Neuropsychology is the science of how the brain affects the way that people think, feel, and behave. Clinical neuropsychology is the assessment of those brain-behavior relationships in individuals. For instance, a neuropsychologist might assess an individual's ability to pay attention, or look at how he or she solves a multi-step problem.
What is a neuropsychologist?
A neuropsychologist is a licensed psychologist who has specialized training in the assessment of the brain functions that influence thinking, feeling, and behaving. A neuropsychologist has a doctoral degree in clinical or counseling psychology, has completed coursework regarding neuropsychological theory and practice, and has obtained professional experience related to neuropsychology.
What is a neuropsychological evaluation?
A neuropsychological evaluation uses multiple tools (paper-and-pencil, oral, and computer-based) to assess various types of cognitive (thinking) functions. Typical neuropsychological evaluations examine general intellectual functioning, attention and processing speed, learning and memory, language, and executive functions (e.g., problem-solving, impulse control).
How does a neuropsychological evaluation differ from a neurological, psychoeducational or psychological evaluation?
A neuropsychological evaluation provides a detailed overview of an individual's cognitive and emotional functioning using standardized tests. Results are compared to those of other people who are similar to the examinee to determine how the examinee functions relative to the rest of the population. Results are also compared to the examinee's performance in other evaluation areas to determine where strengths and weaknesses lie.
A neurological evaluation is performed by a neurologist, and assesses basic motor, sensor, and mental functions. Unlike a neuropsychological evaluation, which closely examines thinking skills and uses very sensitive measures, a neurological evaluation uncovers only obvious deficits in cognitive functioning.
A psychological evaluation is performed by a clinical psychologist or psychiatrist and provides an analysis of emotional, social, and personality functioning for the purpose of diagnosis and treatment. Unlike a neuropsychological evaluation, cognition is not closely examined. Note that some neuropsychological evaluations incorporate a psychological evaluation (e.g., if it is suspected that psychological symptoms, such as depression, anxiety, or psychosis, might be interfering with cognition).
What are some of the questions that neuropsychological assessment can address?
Neuropsychological assessment can be used for the following diagnostic purposes:
Diagnosing the nature and severity of disorders in which cognition is affected, such as Alzheimer's Disease, Vascular Dementia, traumatic brain injury, cardiovascular conditions, and stroke
Differential diagnosis (e.g., depression versus dementia)

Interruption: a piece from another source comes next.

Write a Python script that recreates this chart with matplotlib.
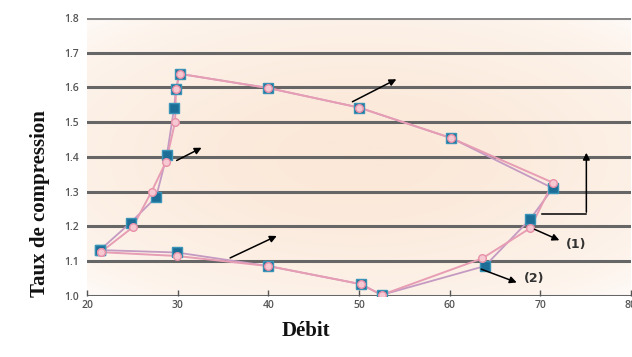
import numpy as np
import matplotlib
matplotlib.use("Agg")
import matplotlib.pyplot as plt

# Operating loop of the compressor: flow (Débit) vs. pressure ratio
debit_1 = [21.4, 24.8, 27.6, 28.8, 29.6, 29.8, 30.2, 40.0, 50.0, 60.2, 71.4, 68.9, 63.9, 52.5, 50.2, 40.0, 29.9, 21.4]
taux_1 = [1.132, 1.211, 1.284, 1.406, 1.542, 1.596, 1.639, 1.598, 1.542, 1.454, 1.310, 1.221, 1.086, 1.003, 1.034, 1.086, 1.125, 1.132]

debit_2 = [21.5, 25.0, 27.1, 28.7, 29.7, 29.8, 30.2, 40.0, 50.0, 60.2, 71.4, 68.9, 63.6, 52.5, 50.2, 40.0, 29.9, 21.5]
taux_2 = [1.126, 1.197, 1.300, 1.386, 1.500, 1.596, 1.639, 1.598, 1.542, 1.454, 1.326, 1.195, 1.108, 1.003, 1.034, 1.086, 1.115, 1.126]

x_ticks = [20, 30, 40, 50, 60, 70, 80]
y_ticks = [1.0, 1.1, 1.2, 1.3, 1.4, 1.5, 1.6, 1.7, 1.8]

fig = plt.figure(figsize=(6.32, 3.57), dpi=100)
ax = fig.add_axes([0.138, 0.171, 0.86, 0.779])
ax.set_xlim(20, 80)
ax.set_ylim(1.0, 1.8)

# soft peach glow behind the plot
gx, gy = np.meshgrid(np.linspace(-1, 1, 300), np.linspace(-1, 1, 200))
r = np.sqrt((gx * 0.8) ** 2 + (gy * 0.9) ** 2)
t = np.clip(1.15 - r, 0, 1) ** 0.6
c_in = np.array([251, 232, 216]) / 255
c_out = np.array([254, 249, 245]) / 255
img = c_out[None, None, :] * (1 - t[..., None]) + c_in[None, None, :] * t[..., None]
ax.imshow(img, extent=[20, 80, 1.0, 1.8], aspect="auto", zorder=0, interpolation="bilinear")

for y in y_ticks:
    ax.axhline(y, color="#8a8a8a" if y == 1.8 else "#666666", lw=2.2, zorder=1)

for s in ax.spines.values():
    s.set_visible(False)

ax.set_xticks(x_ticks)
ax.set_yticks(y_ticks)
ax.set_xticklabels([str(v) for v in x_ticks])
ax.set_yticklabels([f"{v:.1f}" for v in y_ticks])
ax.tick_params(axis="y", length=0, pad=6, labelsize=7.5, labelcolor="#555555")
ax.tick_params(axis="x", direction="in", length=4, width=1, color="#555555",
               pad=3, labelsize=7.5, labelcolor="#555555")
for lab in ax.get_xticklabels() + ax.get_yticklabels():
    lab.set_fontfamily("Open Sans")
    lab.set_fontweight("semibold")

# curves
ax.plot(debit_1, taux_1, color="#c49ac2", lw=1.3, zorder=3)
ax.plot(debit_2, taux_2, color="#e79db3", lw=1.4, zorder=4)
ax.plot(debit_1, taux_1, ls="none", marker="s", ms=6.5, mfc="#1d6e96",
        mec="#3a94b8", mew=1, zorder=5)
ax.plot(debit_2, taux_2, ls="none", marker="o", ms=5.5, mfc="#f6c8d2",
        mec="#e790a8", mew=1, zorder=6)

arrow = dict(arrowstyle="-|>", color="black", lw=1.1, mutation_scale=10)
ax.annotate("", xy=(32.9, 1.43), xytext=(29.6, 1.386), arrowprops=arrow, zorder=7)
ax.annotate("", xy=(54.4, 1.627), xytext=(49.0, 1.555), arrowprops=arrow, zorder=7)
ax.annotate("", xy=(41.2, 1.176), xytext=(35.5, 1.106), arrowprops=arrow, zorder=7)
ax.annotate("", xy=(72.4, 1.157), xytext=(69.1, 1.195), arrowprops=arrow, zorder=7)
ax.annotate("", xy=(67.7, 1.036), xytext=(63.2, 1.08), arrowprops=arrow, zorder=7)
# elbow arrow on the right
ax.plot([70.2, 75.1], [1.235, 1.235], color="black", lw=1.1, zorder=7)
ax.annotate("", xy=(75.1, 1.42), xytext=(75.1, 1.233), arrowprops=arrow, zorder=7)

ax.text(72.8, 1.148, "(1)", fontsize=9, fontweight="bold", color="#333333",
        va="center", ha="left", family="DejaVu Sans")
ax.text(68.2, 1.05, "(2)", fontsize=9, fontweight="bold", color="#333333",
        va="center", ha="left", family="DejaVu Sans")

fig.text(305.5 / 632, 1 - 331 / 357, "Débit", fontsize=15, fontweight="bold",
         family="Liberation Serif", ha="center", va="center", color="#111111")
fig.text(40 / 632, 1 - 204 / 357, "Taux de compression", fontsize=15,
         fontweight="bold", family="Liberation Serif", rotation=90,
         ha="center", va="center", color="#111111")

fig.savefig("out.png", dpi=100)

Determination of functional outcomes, such as whether individuals have capacity to make various types of decisions, whether they can live independently, or whether they can drive
Provides realistic picture of strengths and weaknesses
How can you tell if a person's thinking and functioning is normal or abnormal?
The results of an individual assessment are compared to those of a large normative (standard) sample based on, for instance, age and education level. Statistical comparisons allow us to compare that person's performance to that of others similar to the examinee. Other comparisons allow us to determine the person's individual strengths and weaknesses.
Are particular disorders associated with onset of neuropsychological impairment? If a person get tested, will they necessarily have a diagnosis?
Yes, these include, but are not limited to, Alzheimer's disease, vascular dementia, diabetes, cardiac conditions, stroke, neurodegenerative disorders, such as Parkinson's disease, and chronic mental illness, such as bipolar disorder and schizophrenia.
If a person get tested, will they necessarily have a diagnosis? a person get tested, will they necessarily have a diagnosis?
No. Having an evaluation performed does not necessarily mean that there will be reason to confer a diagnosis. Those for whom a diagnosis is not warranted will benefit from learning about their individual cognitive strengths and weaknesses.
How long will the evaluation take?
Neuropsychological assessment involves the administration of paper-and-pencil tests to evaluate various cognitive functions, such as attention, language, speed of information processing, frontal lobe functioning, and personality/emotional functioning. Moreover, it includes a clinical interview, the completion of a history form, and a collateral interview. For older individuals in a hospital setting, the procedure lasts around 30-120 minutes.
Will my health insurance cover the cost of the evaluation?
For hospitalized patients and those in skilled nursing facilities, Medicare – Part B typically covers 80% of the allowable costs. Secondary insurance may cover an additional portion of the remaining 20%. Prior to the evaluation, please consult with your health insurance provider with regard to special guidelines or authorization.
How do you protect my privacy? Are there exceptions to privacy?
What is the cost for an evaluation?
Unless the insurer is Medicare, we do not directly bill your health insurance company and provide consultation on a fee-for-service basis. However, at your request, we will provide you with a bill that includes the necessary information for you to submit to your health insurance company for reimbursement. Prior to the evaluation, please consult with your health insurance provider with regard to special guidelines or authorization.